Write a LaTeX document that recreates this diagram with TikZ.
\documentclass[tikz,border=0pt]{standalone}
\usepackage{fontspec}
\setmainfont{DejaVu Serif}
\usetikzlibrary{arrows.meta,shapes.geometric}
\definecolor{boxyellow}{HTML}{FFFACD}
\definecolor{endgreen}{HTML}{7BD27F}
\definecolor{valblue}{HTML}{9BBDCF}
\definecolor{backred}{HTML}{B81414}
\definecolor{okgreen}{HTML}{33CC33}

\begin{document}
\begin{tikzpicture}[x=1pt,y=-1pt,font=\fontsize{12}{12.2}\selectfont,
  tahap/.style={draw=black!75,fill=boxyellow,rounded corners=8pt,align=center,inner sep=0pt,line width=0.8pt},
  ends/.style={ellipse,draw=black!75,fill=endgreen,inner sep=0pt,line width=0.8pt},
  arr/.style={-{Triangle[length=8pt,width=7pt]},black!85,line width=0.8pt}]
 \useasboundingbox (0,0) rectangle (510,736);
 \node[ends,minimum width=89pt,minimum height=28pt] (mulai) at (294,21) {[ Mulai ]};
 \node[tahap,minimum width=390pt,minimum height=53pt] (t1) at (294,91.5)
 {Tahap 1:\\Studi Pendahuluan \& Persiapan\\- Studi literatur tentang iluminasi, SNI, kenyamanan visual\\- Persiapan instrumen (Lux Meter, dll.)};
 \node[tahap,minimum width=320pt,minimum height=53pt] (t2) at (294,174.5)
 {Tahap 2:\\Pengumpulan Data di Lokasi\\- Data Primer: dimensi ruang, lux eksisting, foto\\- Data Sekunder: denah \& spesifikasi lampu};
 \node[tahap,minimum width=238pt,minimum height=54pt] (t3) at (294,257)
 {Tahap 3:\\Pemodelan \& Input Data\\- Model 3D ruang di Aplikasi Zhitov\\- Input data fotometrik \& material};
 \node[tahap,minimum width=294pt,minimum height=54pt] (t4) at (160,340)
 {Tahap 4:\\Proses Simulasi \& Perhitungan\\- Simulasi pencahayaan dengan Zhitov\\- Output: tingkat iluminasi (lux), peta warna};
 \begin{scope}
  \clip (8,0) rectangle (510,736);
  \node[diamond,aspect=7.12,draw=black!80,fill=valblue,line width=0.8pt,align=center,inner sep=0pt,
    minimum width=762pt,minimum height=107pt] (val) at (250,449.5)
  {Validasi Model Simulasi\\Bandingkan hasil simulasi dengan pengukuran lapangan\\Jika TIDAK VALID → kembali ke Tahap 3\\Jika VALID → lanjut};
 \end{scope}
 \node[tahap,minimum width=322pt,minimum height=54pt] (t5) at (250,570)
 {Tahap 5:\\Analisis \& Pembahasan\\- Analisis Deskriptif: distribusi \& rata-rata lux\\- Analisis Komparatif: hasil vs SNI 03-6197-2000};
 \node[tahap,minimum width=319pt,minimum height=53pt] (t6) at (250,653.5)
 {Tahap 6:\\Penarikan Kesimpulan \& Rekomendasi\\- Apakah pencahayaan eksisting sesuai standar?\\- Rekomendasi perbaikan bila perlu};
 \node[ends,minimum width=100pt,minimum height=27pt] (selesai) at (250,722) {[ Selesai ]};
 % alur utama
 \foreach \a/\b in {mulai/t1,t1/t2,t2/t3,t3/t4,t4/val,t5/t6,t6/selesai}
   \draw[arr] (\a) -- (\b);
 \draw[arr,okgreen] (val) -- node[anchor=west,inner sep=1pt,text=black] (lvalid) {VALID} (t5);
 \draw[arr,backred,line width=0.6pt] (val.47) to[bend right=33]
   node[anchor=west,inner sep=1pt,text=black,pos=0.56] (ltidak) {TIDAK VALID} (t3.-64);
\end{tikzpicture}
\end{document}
○ ○ ○
PROMPT =
Word for word, quote all of the data above.

FULL ANSWER =
Write a LaTeX document that recreates this diagram with TikZ.
\documentclass[tikz,border=0pt]{standalone}
\usepackage{fontspec}
\setmainfont{DejaVu Serif}
\usetikzlibrary{arrows.meta,shapes.geometric}
\definecolor{boxyellow}{HTML}{FFFACD}
\definecolor{endgreen}{HTML}{7BD27F}
\definecolor{valblue}{HTML}{9BBDCF}
\definecolor{backred}{HTML}{B81414}
\definecolor{okgreen}{HTML}{33CC33}

\begin{document}
\begin{tikzpicture}[x=1pt,y=-1pt,font=\fontsize{12}{12.2}\selectfont,
  tahap/.style={draw=black!75,fill=boxyellow,rounded corners=8pt,align=center,inner sep=0pt,line width=0.8pt},
  ends/.style={ellipse,draw=black!75,fill=endgreen,inner sep=0pt,line width=0.8pt},
  arr/.style={-{Triangle[length=8pt,width=7pt]},black!85,line width=0.8pt}]
 \useasboundingbox (0,0) rectangle (510,736);
 \node[ends,minimum width=89pt,minimum height=28pt] (mulai) at (294,21) {[ Mulai ]};
 \node[tahap,minimum width=390pt,minimum height=53pt] (t1) at (294,91.5)
 {Tahap 1:\\Studi Pendahuluan \& Persiapan\\- Studi literatur tentang iluminasi, SNI, kenyamanan visual\\- Persiapan instrumen (Lux Meter, dll.)};
 \node[tahap,minimum width=320pt,minimum height=53pt] (t2) at (294,174.5)
 {Tahap 2:\\Pengumpulan Data di Lokasi\\- Data Primer: dimensi ruang, lux eksisting, foto\\- Data Sekunder: denah \& spesifikasi lampu};
 \node[tahap,minimum width=238pt,minimum height=54pt] (t3) at (294,257)
 {Tahap 3:\\Pemodelan \& Input Data\\- Model 3D ruang di Aplikasi Zhitov\\- Input data fotometrik \& material};
 \node[tahap,minimum width=294pt,minimum height=54pt] (t4) at (160,340)
 {Tahap 4:\\Proses Simulasi \& Perhitungan\\- Simulasi pencahayaan dengan Zhitov\\- Output: tingkat iluminasi (lux), peta warna};
 \begin{scope}
  \clip (8,0) rectangle (510,736);
  \node[diamond,aspect=7.12,draw=black!80,fill=valblue,line width=0.8pt,align=center,inner sep=0pt,
    minimum width=762pt,minimum height=107pt] (val) at (250,449.5)
  {Validasi Model Simulasi\\Bandingkan hasil simulasi dengan pengukuran lapangan\\Jika TIDAK VALID → kembali ke Tahap 3\\Jika VALID → lanjut};
 \end{scope}
 \node[tahap,minimum width=322pt,minimum height=54pt] (t5) at (250,570)
 {Tahap 5:\\Analisis \& Pembahasan\\- Analisis Deskriptif: distribusi \& rata-rata lux\\- Analisis Komparatif: hasil vs SNI 03-6197-2000};
 \node[tahap,minimum width=319pt,minimum height=53pt] (t6) at (250,653.5)
 {Tahap 6:\\Penarikan Kesimpulan \& Rekomendasi\\- Apakah pencahayaan eksisting sesuai standar?\\- Rekomendasi perbaikan bila perlu};
 \node[ends,minimum width=100pt,minimum height=27pt] (selesai) at (250,722) {[ Selesai ]};
 % alur utama
 \foreach \a/\b in {mulai/t1,t1/t2,t2/t3,t3/t4,t4/val,t5/t6,t6/selesai}
   \draw[arr] (\a) -- (\b);
 \draw[arr,okgreen] (val) -- node[anchor=west,inner sep=1pt,text=black] (lvalid) {VALID} (t5);
 \draw[arr,backred,line width=0.6pt] (val.47) to[bend right=33]
   node[anchor=west,inner sep=1pt,text=black,pos=0.56] (ltidak) {TIDAK VALID} (t3.-64);
\end{tikzpicture}
\end{document}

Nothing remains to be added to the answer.